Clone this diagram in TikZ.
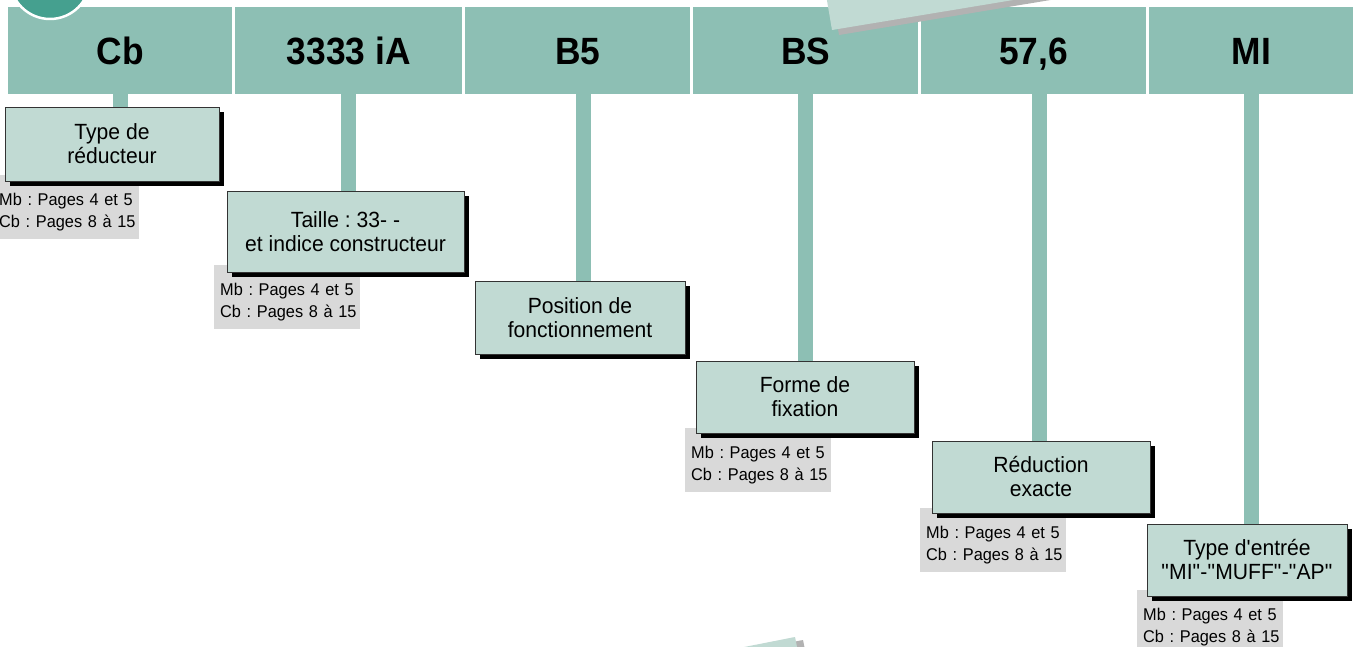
\documentclass[tikz,border=0pt]{standalone}
\usepackage{fontspec}
\setmainfont{Liberation Sans}[FakeStretch=0.96]
\newfontfamily\codefont{Liberation Sans}[FakeStretch=0.93]
\usetikzlibrary{positioning, shadows}
\definecolor{headteal}{RGB}{141,191,180}
\definecolor{boxteal}{RGB}{193,218,211}
\definecolor{infogray}{RGB}{217,217,217}
\definecolor{badgeteal}{RGB}{69,160,143}
\definecolor{cardshadow}{RGB}{178,178,178}
\frenchspacing
\newcommand{\pagesinfo}{\mbox{\rule{0pt}{22pt}Mb : Pages 4 et 5}\\\mbox{Cb : Pages 8 à 15}}

\tikzset{
  codecell/.style={fill=headteal, anchor=north west, minimum height=87pt, inner sep=0pt,
    text height=27pt, text depth=0pt,
    font=\codefont\fontsize{38}{40}\selectfont\bfseries},
  labelbox/.style={draw=black!80, line width=0.8pt, fill=boxteal, align=center, inner sep=0pt,
    font=\fontsize{22}{24}\selectfont,
    drop shadow={fill=black, opacity=1, shadow xshift=5pt, shadow yshift=-5pt}},
  infobox/.style={fill=infogray, anchor=north west, minimum height=64pt, text width=134pt,
    inner xsep=6pt, inner ysep=0pt, align=left, font=\fontsize{17}{22}\selectfont},
  stem/.style={headteal, line width=15pt}
}

\begin{document}
\begin{tikzpicture}[x=1pt, y=-1pt]
\clip (0,0) rectangle (1358,647);
\fill[white] (0,0) rectangle (1358,647);
% code bar
\node[codecell, minimum width=224pt] (cType) at (8,7) {Cb};
\node[codecell, minimum width=227pt] (cSize) at (235,7) {3333 iA};
\node[codecell, minimum width=225pt] (cPos) at (465,7) {B5};
\node[codecell, minimum width=225pt] (cFix) at (693,7) {BS};
\node[codecell, minimum width=225pt] (cRatio) at (921,7) {57,6};
\node[codecell, minimum width=204pt] (cInput) at (1149,7) {MI};
\draw[fill=badgeteal, draw=white, line width=2.5pt] (50,-21) circle (40pt);
% tilted cards, cut by the page
\fill[cardshadow] (839,35) -- (1135,-14) -- (1125,-73) -- (829,-24) -- cycle;
\fill[boxteal] (832,30) -- (1128,-19) -- (1118,-78) -- (822,-29) -- cycle;
\fill[cardshadow] (803,640) -- (815,699) -- (521,757) -- (509,698) -- cycle;
\fill[boxteal] (795,637) -- (807,696) -- (513,754) -- (501,695) -- cycle;
% page references
\node[infobox] (iType) at (-7,175) {\pagesinfo};
\node[infobox] (iSize) at (214,265) {\pagesinfo};
\node[infobox] (iFix) at (685,428) {\pagesinfo};
\node[infobox] (iRatio) at (920,508) {\pagesinfo};
\node[infobox] (iInput) at (1137,590) {\pagesinfo};
% labels
\node[labelbox, minimum width=214pt, minimum height=74pt] (lType) at (112,144) {Type de\\réducteur};
\node[labelbox, minimum width=237pt, minimum height=81pt] (lSize) at (345.5,231.5) {Taille : 33- -\\et indice constructeur};
\node[labelbox, minimum width=210pt, minimum height=73pt] (lPos) at (580,317.5) {Position de\\fonctionnement};
\node[labelbox, minimum width=218pt, minimum height=72pt] (lFix) at (805,397) {Forme de\\fixation};
\node[labelbox, minimum width=218pt, minimum height=72pt] (lRatio) at (1041,477) {Réduction\\exacte};
\node[labelbox, minimum width=200pt, minimum height=72pt] (lInput) at (1247,560) {Type d\textquotesingle entrée\\\textquotedbl MI\textquotedbl-\textquotedbl MUFF\textquotedbl-\textquotedbl AP\textquotedbl};
% stems
\draw[stem] (cType.south) -- (cType.south |- lType.north);
\draw[stem] (cSize.south) -- (cSize.south |- lSize.north);
\draw[stem] ([xshift=6pt]cPos.south) -- ([xshift=6pt]cPos.south |- lPos.north);
\draw[stem] (cFix.south) -- (cFix.south |- lFix.north);
\draw[stem] ([xshift=6pt]cRatio.south) -- ([xshift=6pt]cRatio.south |- lRatio.north);
\draw[stem] (cInput.south) -- (cInput.south |- lInput.north);
\end{tikzpicture}
\end{document}
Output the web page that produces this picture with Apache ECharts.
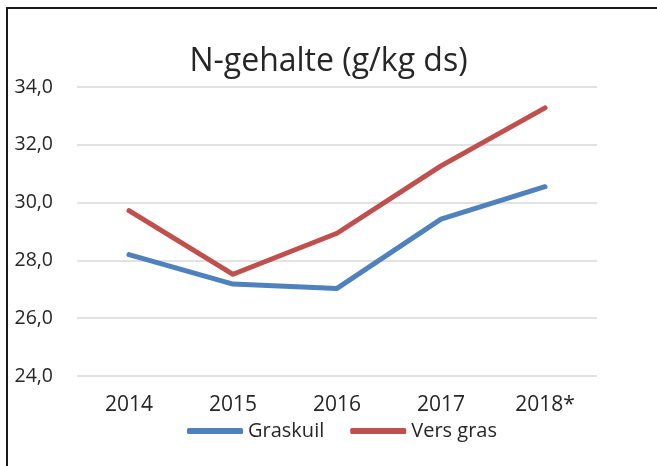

|---|

Extract the full listing above verbatim; pictures are to be left out of the copy.

Clone this diagram in TikZ.
\documentclass[tikz,border=0pt]{standalone}
\usepackage{fontspec}
\setmainfont{Liberation Sans}[FakeStretch=0.96]
\newfontfamily\codefont{Liberation Sans}[FakeStretch=0.93]
\usetikzlibrary{positioning, shadows}
\definecolor{headteal}{RGB}{141,191,180}
\definecolor{boxteal}{RGB}{193,218,211}
\definecolor{infogray}{RGB}{217,217,217}
\definecolor{badgeteal}{RGB}{69,160,143}
\definecolor{cardshadow}{RGB}{178,178,178}
\frenchspacing
\newcommand{\pagesinfo}{\mbox{\rule{0pt}{22pt}Mb : Pages 4 et 5}\\\mbox{Cb : Pages 8 à 15}}

\tikzset{
  codecell/.style={fill=headteal, anchor=north west, minimum height=87pt, inner sep=0pt,
    text height=27pt, text depth=0pt,
    font=\codefont\fontsize{38}{40}\selectfont\bfseries},
  labelbox/.style={draw=black!80, line width=0.8pt, fill=boxteal, align=center, inner sep=0pt,
    font=\fontsize{22}{24}\selectfont,
    drop shadow={fill=black, opacity=1, shadow xshift=5pt, shadow yshift=-5pt}},
  infobox/.style={fill=infogray, anchor=north west, minimum height=64pt, text width=134pt,
    inner xsep=6pt, inner ysep=0pt, align=left, font=\fontsize{17}{22}\selectfont},
  stem/.style={headteal, line width=15pt}
}

\begin{document}
\begin{tikzpicture}[x=1pt, y=-1pt]
\clip (0,0) rectangle (1358,647);
\fill[white] (0,0) rectangle (1358,647);
% code bar
\node[codecell, minimum width=224pt] (cType) at (8,7) {Cb};
\node[codecell, minimum width=227pt] (cSize) at (235,7) {3333 iA};
\node[codecell, minimum width=225pt] (cPos) at (465,7) {B5};
\node[codecell, minimum width=225pt] (cFix) at (693,7) {BS};
\node[codecell, minimum width=225pt] (cRatio) at (921,7) {57,6};
\node[codecell, minimum width=204pt] (cInput) at (1149,7) {MI};
\draw[fill=badgeteal, draw=white, line width=2.5pt] (50,-21) circle (40pt);
% tilted cards, cut by the page
\fill[cardshadow] (839,35) -- (1135,-14) -- (1125,-73) -- (829,-24) -- cycle;
\fill[boxteal] (832,30) -- (1128,-19) -- (1118,-78) -- (822,-29) -- cycle;
\fill[cardshadow] (803,640) -- (815,699) -- (521,757) -- (509,698) -- cycle;
\fill[boxteal] (795,637) -- (807,696) -- (513,754) -- (501,695) -- cycle;
% page references
\node[infobox] (iType) at (-7,175) {\pagesinfo};
\node[infobox] (iSize) at (214,265) {\pagesinfo};
\node[infobox] (iFix) at (685,428) {\pagesinfo};
\node[infobox] (iRatio) at (920,508) {\pagesinfo};
\node[infobox] (iInput) at (1137,590) {\pagesinfo};
% labels
\node[labelbox, minimum width=214pt, minimum height=74pt] (lType) at (112,144) {Type de\\réducteur};
\node[labelbox, minimum width=237pt, minimum height=81pt] (lSize) at (345.5,231.5) {Taille : 33- -\\et indice constructeur};
\node[labelbox, minimum width=210pt, minimum height=73pt] (lPos) at (580,317.5) {Position de\\fonctionnement};
\node[labelbox, minimum width=218pt, minimum height=72pt] (lFix) at (805,397) {Forme de\\fixation};
\node[labelbox, minimum width=218pt, minimum height=72pt] (lRatio) at (1041,477) {Réduction\\exacte};
\node[labelbox, minimum width=200pt, minimum height=72pt] (lInput) at (1247,560) {Type d\textquotesingle entrée\\\textquotedbl MI\textquotedbl-\textquotedbl MUFF\textquotedbl-\textquotedbl AP\textquotedbl};
% stems
\draw[stem] (cType.south) -- (cType.south |- lType.north);
\draw[stem] (cSize.south) -- (cSize.south |- lSize.north);
\draw[stem] ([xshift=6pt]cPos.south) -- ([xshift=6pt]cPos.south |- lPos.north);
\draw[stem] (cFix.south) -- (cFix.south |- lFix.north);
\draw[stem] ([xshift=6pt]cRatio.south) -- ([xshift=6pt]cRatio.south |- lRatio.north);
\draw[stem] (cInput.south) -- (cInput.south |- lInput.north);
\end{tikzpicture}
\end{document}
Output the web page that produces this picture with Apache ECharts.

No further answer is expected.